Today, more medical bodies and individuals are echoing the minister by distancing themselves from Mr. Iwu’s dubious claims. The Nigerian Institute of Medical Research (NIMR) is one of the groups questioning the former electoral umpire’s claims.

In an interview with SaharaReporters, NIMR’s director-general, Innocent Ujah, dismissed Mr. Iwu’s claim as scientifically unfounded. Mr. Ujah, who is a professor, suggested that delusive assertions by self-acclaimed medical professors should be taken with a grain of salt, adding that no scientific evidence exists to show any connection between kola nuts and the repression or cure of the Ebola virus.

In the 1990s, Mr. Iwu had received more than $2 million in research funds from US agencies after he claimed that he and a team of researchers had made a breakthrough in finding a cure for the contagious and deadly Ebola virus. Despite the huge sums of research grants that came his way, Mr. Iwu and his team never produced any drugs for clinical trial before he became the chairman of INEC, ultimately overseeing elections that local and international observes described as one of the worst in Nigeria’s history. He ran INEC from June 2005 to April 2010 when President Goodluck Jonathan removed him and replaced him with Ahmed Jega.

In dismissing the claims about kola nuts as a cure for Ebola, Mr. Ujah cautioned the public against relying on spurious and unfounded medical claims. 

“It is even baffling that some people who call themselves medical professionals will put themselves in this situation,” said the professor. He added: “They should know better. Any claim that has not been tested or scientifically proven should not be fed to the public.”

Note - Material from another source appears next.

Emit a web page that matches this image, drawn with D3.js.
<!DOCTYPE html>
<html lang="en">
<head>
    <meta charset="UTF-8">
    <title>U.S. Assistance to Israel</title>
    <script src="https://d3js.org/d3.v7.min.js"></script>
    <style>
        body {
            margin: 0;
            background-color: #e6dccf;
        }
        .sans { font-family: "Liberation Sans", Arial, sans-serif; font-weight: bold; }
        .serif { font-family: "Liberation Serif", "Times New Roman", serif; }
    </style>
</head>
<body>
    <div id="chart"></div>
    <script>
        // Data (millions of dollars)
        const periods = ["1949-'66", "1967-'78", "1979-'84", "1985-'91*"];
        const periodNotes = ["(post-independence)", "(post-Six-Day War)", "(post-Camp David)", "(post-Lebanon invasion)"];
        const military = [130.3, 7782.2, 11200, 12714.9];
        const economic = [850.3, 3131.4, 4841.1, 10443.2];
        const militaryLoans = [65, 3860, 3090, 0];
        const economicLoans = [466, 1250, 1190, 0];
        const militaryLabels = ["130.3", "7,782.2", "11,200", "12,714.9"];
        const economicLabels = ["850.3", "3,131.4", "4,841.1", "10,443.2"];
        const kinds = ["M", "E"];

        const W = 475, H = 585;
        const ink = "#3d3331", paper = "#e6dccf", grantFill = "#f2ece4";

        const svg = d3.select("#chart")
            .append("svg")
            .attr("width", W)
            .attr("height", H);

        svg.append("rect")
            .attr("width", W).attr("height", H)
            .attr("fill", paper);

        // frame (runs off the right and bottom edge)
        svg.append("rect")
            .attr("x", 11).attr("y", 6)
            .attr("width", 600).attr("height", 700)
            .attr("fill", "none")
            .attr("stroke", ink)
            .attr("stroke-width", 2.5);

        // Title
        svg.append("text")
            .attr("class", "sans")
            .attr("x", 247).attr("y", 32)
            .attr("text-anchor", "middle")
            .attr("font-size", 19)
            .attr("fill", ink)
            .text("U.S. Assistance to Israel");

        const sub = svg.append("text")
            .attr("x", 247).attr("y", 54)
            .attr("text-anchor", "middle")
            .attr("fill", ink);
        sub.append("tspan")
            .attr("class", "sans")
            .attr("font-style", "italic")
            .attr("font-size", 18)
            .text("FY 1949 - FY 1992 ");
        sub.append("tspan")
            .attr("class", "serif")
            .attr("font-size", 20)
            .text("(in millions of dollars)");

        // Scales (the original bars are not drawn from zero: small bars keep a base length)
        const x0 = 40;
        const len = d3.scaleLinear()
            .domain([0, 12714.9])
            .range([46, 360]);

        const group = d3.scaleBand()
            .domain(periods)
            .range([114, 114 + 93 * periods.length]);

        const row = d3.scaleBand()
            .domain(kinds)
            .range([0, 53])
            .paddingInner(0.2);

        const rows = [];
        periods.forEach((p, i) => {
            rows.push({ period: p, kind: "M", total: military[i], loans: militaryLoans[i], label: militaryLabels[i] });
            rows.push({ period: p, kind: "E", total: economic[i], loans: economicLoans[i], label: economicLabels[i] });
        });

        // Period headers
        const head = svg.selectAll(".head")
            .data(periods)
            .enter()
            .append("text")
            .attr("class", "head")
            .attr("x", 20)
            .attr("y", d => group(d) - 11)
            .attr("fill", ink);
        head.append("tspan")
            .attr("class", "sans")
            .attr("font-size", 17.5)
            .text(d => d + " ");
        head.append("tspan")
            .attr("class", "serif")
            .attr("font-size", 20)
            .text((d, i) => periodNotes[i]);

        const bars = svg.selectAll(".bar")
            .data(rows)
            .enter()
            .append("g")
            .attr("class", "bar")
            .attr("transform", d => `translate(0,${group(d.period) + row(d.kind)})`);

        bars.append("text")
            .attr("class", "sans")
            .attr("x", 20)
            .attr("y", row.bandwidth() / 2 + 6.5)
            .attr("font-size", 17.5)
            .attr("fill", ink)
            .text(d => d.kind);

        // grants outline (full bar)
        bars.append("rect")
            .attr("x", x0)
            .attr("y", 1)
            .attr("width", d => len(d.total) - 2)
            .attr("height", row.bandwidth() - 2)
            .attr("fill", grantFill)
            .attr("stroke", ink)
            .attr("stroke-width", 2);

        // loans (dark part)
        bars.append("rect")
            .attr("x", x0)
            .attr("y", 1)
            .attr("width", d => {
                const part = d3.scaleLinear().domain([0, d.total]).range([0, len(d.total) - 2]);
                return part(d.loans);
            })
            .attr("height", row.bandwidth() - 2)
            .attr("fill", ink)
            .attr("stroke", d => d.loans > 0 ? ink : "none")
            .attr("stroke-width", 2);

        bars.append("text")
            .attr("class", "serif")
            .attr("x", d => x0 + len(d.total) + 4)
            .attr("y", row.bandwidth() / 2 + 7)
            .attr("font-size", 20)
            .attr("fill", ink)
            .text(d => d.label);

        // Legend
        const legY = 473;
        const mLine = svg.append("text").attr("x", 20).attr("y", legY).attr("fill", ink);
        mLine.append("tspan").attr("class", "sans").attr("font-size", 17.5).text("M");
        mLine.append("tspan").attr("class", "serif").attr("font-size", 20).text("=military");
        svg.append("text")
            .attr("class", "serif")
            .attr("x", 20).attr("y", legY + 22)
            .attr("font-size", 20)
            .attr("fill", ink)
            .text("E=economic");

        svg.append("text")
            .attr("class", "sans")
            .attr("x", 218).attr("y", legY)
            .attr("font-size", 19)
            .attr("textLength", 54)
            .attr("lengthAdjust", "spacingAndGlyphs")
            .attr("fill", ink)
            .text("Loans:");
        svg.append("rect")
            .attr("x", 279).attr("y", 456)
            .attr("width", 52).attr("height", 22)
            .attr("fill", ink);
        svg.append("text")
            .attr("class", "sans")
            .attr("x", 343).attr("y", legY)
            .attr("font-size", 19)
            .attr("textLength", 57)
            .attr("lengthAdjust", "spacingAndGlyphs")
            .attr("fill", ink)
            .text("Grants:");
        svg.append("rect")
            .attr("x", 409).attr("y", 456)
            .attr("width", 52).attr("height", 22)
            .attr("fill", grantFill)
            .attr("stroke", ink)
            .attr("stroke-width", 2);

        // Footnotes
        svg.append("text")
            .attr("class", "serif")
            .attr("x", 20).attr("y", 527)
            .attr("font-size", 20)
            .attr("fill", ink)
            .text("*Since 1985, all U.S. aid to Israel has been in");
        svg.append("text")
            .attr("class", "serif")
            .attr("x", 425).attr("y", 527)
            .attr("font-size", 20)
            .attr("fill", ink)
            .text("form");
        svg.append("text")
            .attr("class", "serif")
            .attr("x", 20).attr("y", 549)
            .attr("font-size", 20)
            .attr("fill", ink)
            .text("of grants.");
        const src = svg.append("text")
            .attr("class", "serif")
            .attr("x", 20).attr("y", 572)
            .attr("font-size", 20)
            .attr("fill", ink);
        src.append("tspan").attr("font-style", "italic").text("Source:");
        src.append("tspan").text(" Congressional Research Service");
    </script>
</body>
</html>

In a similar vein, the Lagos State chairman of Nigerian Medical Association, Tope Ojo, also dismissed the claim, condemning the use of newspapers or the popular media to disseminate claims about medical cures. Mr. Ojo, who is a medical doctor, said, “We in the medical profession have a way of communicating medical recommendations and that is not the way.” He added, “Currently, there is no proof for that claim and someone should not just jump at the public and claim he or she has a cure. 

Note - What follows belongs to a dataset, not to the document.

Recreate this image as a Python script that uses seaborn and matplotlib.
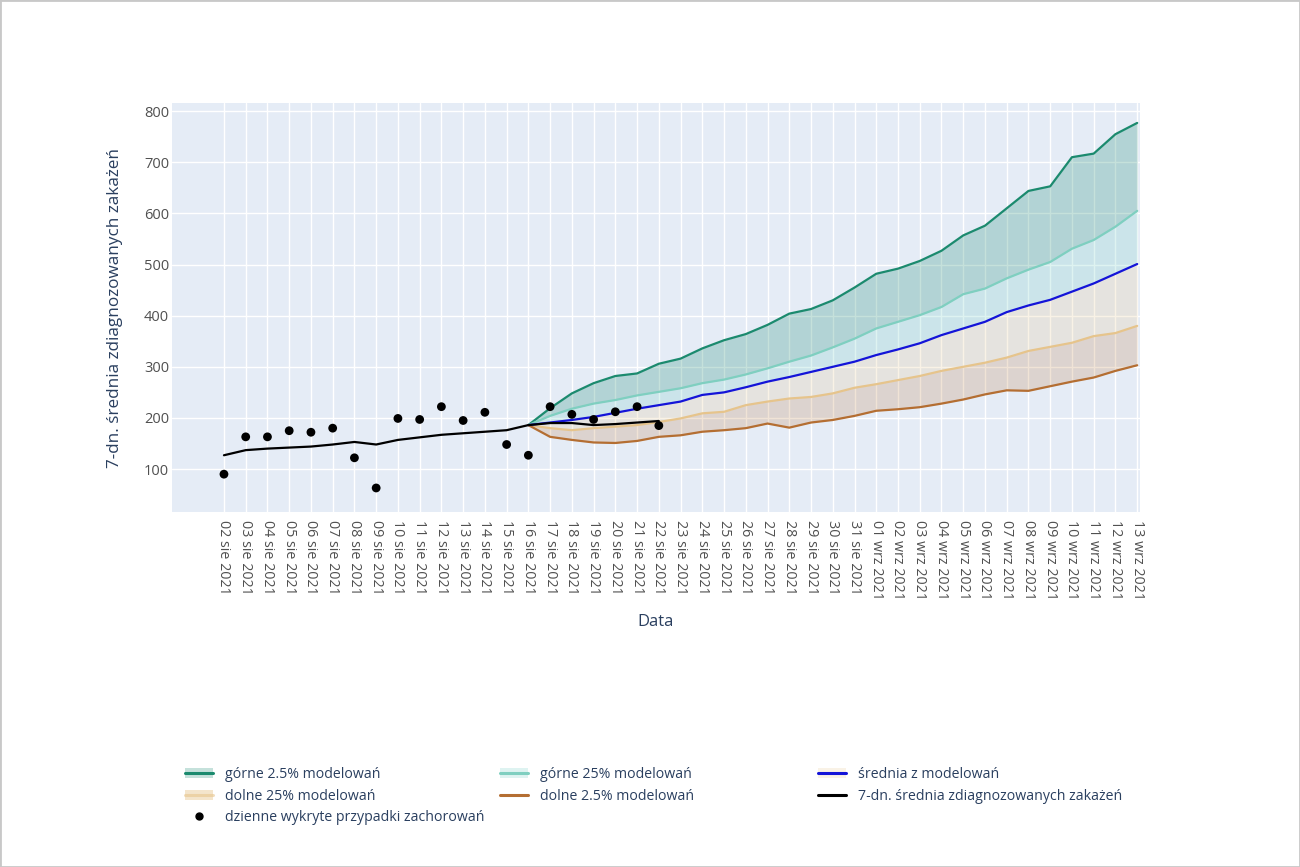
import numpy as np
import pandas as pd
import matplotlib
matplotlib.use("Agg")
import matplotlib.pyplot as plt
import matplotlib.dates as mdates
from matplotlib.patches import Patch, Rectangle
from matplotlib.lines import Line2D
import seaborn as sns

# ---------------- data ----------------
obs_start = "2021-08-02"
obs_end = "2021-08-22"
model_start = "2021-08-16"
model_end = "2021-09-13"
month_abbr = {8: "sie", 9: "wrz"}

daily_cases = [90, 163, 163, 175, 172, 180, 122, 63, 199, 197, 222, 195, 211,
               148, 127, 222, 207, 197, 212, 222, 185]
avg7_cases = [127, 137, 140, 142, 144, 148, 153, 148, 157, 162, 167, 170, 173,
              176, 186, 190, 190, 186, 188, 191, 194]

upper_975 = [186, 219, 248, 268, 282, 287, 306, 316, 336, 352, 364, 382, 404, 413,
             430, 455, 482, 492, 507, 527, 557, 576, 610, 644, 653, 710, 717, 755, 777]
upper_75 = [186, 204, 218, 228, 235, 244, 251, 258, 268, 275, 285, 297, 310, 322,
            338, 355, 375, 388, 401, 417, 442, 453, 473, 490, 505, 531, 548, 574, 605]
mean_model = [186, 191, 196, 202, 210, 218, 225, 232, 245, 250, 260, 271, 280, 290,
              300, 310, 323, 334, 346, 362, 375, 388, 407, 420, 431, 447, 463, 482, 501]
lower_25 = [186, 180, 176, 180, 183, 186, 192, 199, 209, 212, 225, 232, 238, 241,
            248, 259, 266, 274, 282, 292, 300, 308, 318, 331, 339, 347, 360, 366, 380]
lower_025 = [186, 163, 157, 152, 151, 155, 163, 166, 173, 176, 180, 189, 181, 191,
             196, 204, 214, 217, 221, 228, 236, 246, 254, 253, 262, 271, 279, 292, 303]

labels = {
    "u975": "górne 2.5% modelowań",
    "u75": "górne 25% modelowań",
    "mean": "średnia z modelowań",
    "l25": "dolne 25% modelowań",
    "l025": "dolne 2.5% modelowań",
    "avg": "7-dn. średnia zdiagnozowanych zakażeń",
    "daily": "dzienne wykryte przypadki zachorowań",
}
y_label = "7-dn. średnia zdiagnozowanych zakażeń"
x_label = "Data"
y_ticks = [100, 200, 300, 400, 500, 600, 700, 800]

obs_dates = pd.date_range(obs_start, obs_end)
model_dates = pd.date_range(model_start, model_end)
all_dates = pd.date_range(obs_start, model_end)

obs_df = pd.DataFrame({"date": obs_dates, "daily": daily_cases, "avg": avg7_cases})
mod_df = pd.DataFrame({"date": model_dates, "u975": upper_975, "u75": upper_75,
                       "mean": mean_model, "l25": lower_25, "l025": lower_025})

# ---------------- style ----------------
BG = "#E5ECF6"
TXT = "#2a3f5f"
TICK = "#505050"
sns.set_theme(style="darkgrid", rc={"axes.facecolor": BG, "grid.color": "white",
                                     "grid.linewidth": 1.0, "figure.facecolor": "white"})
plt.rcParams["font.family"] = ["Open Sans", "DejaVu Sans"]

c_u975 = "#1b8a6e"
c_u75 = "#7fcfc0"
c_mean = "#1414d8"
c_l25 = "#e6c48c"
c_l025 = "#b46e32"

f_u975 = (27/255, 138/255, 115/255, 0.25)
f_u75 = (127/255, 208/255, 200/255, 0.25)
f_l25 = (232/255, 198/255, 142/255, 0.22)
f_l025 = (184/255, 115/255, 51/255, 0.20)

fig = plt.figure(figsize=(13, 8.67), dpi=100)
ax = fig.add_axes([172/1300, 1 - 512/867, 968/1300, 409/867])

# fills
ax.fill_between(mod_df["date"], mod_df["u75"], mod_df["u975"], color=f_u975, lw=0, zorder=2)
ax.fill_between(mod_df["date"], mod_df["mean"], mod_df["u75"], color=f_u75, lw=0, zorder=2)
ax.fill_between(mod_df["date"], mod_df["l25"], mod_df["mean"], color=f_l25, lw=0, zorder=2)
ax.fill_between(mod_df["date"], mod_df["l025"], mod_df["l25"], color=f_l025, lw=0, zorder=2)

lw = 1.6
sns.lineplot(data=mod_df, x="date", y="u975", color=c_u975, lw=lw, ax=ax, zorder=3)
sns.lineplot(data=mod_df, x="date", y="u75", color=c_u75, lw=lw, ax=ax, zorder=3)
sns.lineplot(data=mod_df, x="date", y="l25", color=c_l25, lw=lw, ax=ax, zorder=3)
sns.lineplot(data=mod_df, x="date", y="l025", color=c_l025, lw=lw, ax=ax, zorder=3)
sns.lineplot(data=mod_df, x="date", y="mean", color=c_mean, lw=lw, ax=ax, zorder=4)
sns.lineplot(data=obs_df, x="date", y="avg", color="black", lw=lw, ax=ax, zorder=5)
sns.scatterplot(data=obs_df, x="date", y="daily", color="black", s=40, edgecolor="none",
                ax=ax, zorder=6)

# axes
x0 = mdates.date2num(all_dates[0])
ax.set_xlim(x0 - 2.39, x0 + 42.13)
ax.set_ylim(16, 816)
ax.set_xticks(all_dates)
ax.set_xticklabels([f"{d.day:02d} {month_abbr[d.month]} {d.year}" for d in all_dates],
                   rotation=-90, ha="center", va="top", fontsize=10.3, color=TICK)
ax.set_yticks(y_ticks)
ax.set_yticklabels([str(v) for v in y_ticks], fontsize=10.5, color=TICK)
ax.tick_params(axis="x", length=0, pad=6)
ax.tick_params(axis="y", length=0, pad=2)
for s in ax.spines.values():
    s.set_visible(False)
ax.grid(True, color="white", lw=1.0)
ax.set_axisbelow(True)

ax.set_xlabel(x_label, fontsize=12, color=TXT)
ax.set_ylabel(y_label, fontsize=12.3, color=TXT)
ax.xaxis.set_label_coords(0.5, (512 - 614) / 409)
ax.yaxis.set_label_coords((123 - 172) / 968, 0.5)

# legend (three columns, placed like the reference)
def fill_handle(fc, lc):
    return (Patch(facecolor=fc, edgecolor="none"), Line2D([], [], color=lc, lw=2.2))

h_u975 = fill_handle(f_u975, c_u975)
h_u75 = fill_handle(f_u75, c_u75)
h_mean = fill_handle(f_l25, c_mean)
h_l25 = (Patch(facecolor=(232/255, 198/255, 142/255, 0.45), edgecolor="none"),
         Line2D([], [], color=(232/255, 198/255, 142/255, 0.6), lw=2.2))
h_l025 = Line2D([], [], color=c_l025, lw=2.2)
h_avg = Line2D([], [], color="black", lw=2.2)
h_daily = Line2D([], [], color="black", marker="o", ls="none", markersize=5)

leg_kw = dict(frameon=False, fontsize=10.2, handlelength=2.0, handletextpad=0.85,
              labelspacing=0.47, borderpad=0, borderaxespad=0, loc="upper left",
              labelcolor=TXT)
cols = [
    (185, [h_u975, h_l25, h_daily], [labels["u975"], labels["l25"], labels["daily"]]),
    (500, [h_u75, h_l025], [labels["u75"], labels["l025"]]),
    (818, [h_mean, h_avg], [labels["mean"], labels["avg"]]),
]
for xpx, hs, ls in cols:
    fig.legend(hs, ls, bbox_to_anchor=(xpx / 1300, 1 - 767 / 867), **leg_kw)

fig.patches.append(Rectangle((0, 0), 1, 1, transform=fig.transFigure, fill=False,
                             edgecolor="#c8c8c8", lw=2))

fig.savefig("out.png", dpi=100)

“If bitter kola is a cure the Ebola virus, we would have recommended that everyone should go and start chewing it everywhere, even as a prophylaxis, so that we won't even bother about cure,” said the chairman of the Lagos chapter of the NMA.

Ujah and Ojo advised Nigerians to adopt simple hygienic habits, such as washing their hands regularly with soap, to minimize the odds of contracting the virus.

Nigerian authorities have confirmed that a Nigerian doctor in Lagos had contracted the virus after treated a Liberian victim, Patrick Sawyer, who died of the virus recently. The late Sawyer was the first reported case of the virus in Nigeria.